Ecohydrology Seminar with Dr. Susan Glasauer

Tuesday, November 19, 2013 2:00 pm - 2:00 pm EST (GMT -05:00)

Vanadium: an element with a role in global biogeochemistry?

Presented by Dr. Susan GlasauerDepartment of Land Resource Science, University of Guelph

Abstract: Vanadium is increasingly applied to the studies of almost all fundamental geochemistry disciplines. This element has long been of interest to chemists because of its unique chemical properties, such as the existence of multiple valence states. The chemical speciation and the solubility of V species are strong functions of pH and Eh conditions, making it a key redox indicator in geochemical studies. Those properties also make it an interesting element in biological systems.
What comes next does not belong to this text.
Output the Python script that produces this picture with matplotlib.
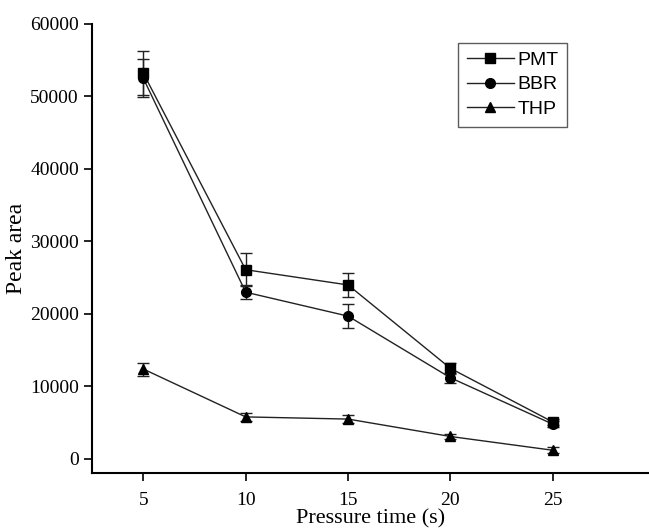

The role of V in biology likely evolved with the chemical differentiation of the Earth’s surface environment, leading to the intriguing possibility that V played a major role in biological electron transfer early in Earth's history. Increased global demand for V, and for geological resources that generate it as a byproduct, are expected to impact the amount of V cycled in Earth surface environments. We have focused on two sides of the interaction between microbes and vanadium: the impact of bacterial respiration on the mobilization of V from minerals, and the impact of vanadium on bacterial cell walls. For this talk, I'll review vanadium into the context of biogeochemistry and discuss the results from our recent investigations with V and dissimilatory metal reducing bacteria.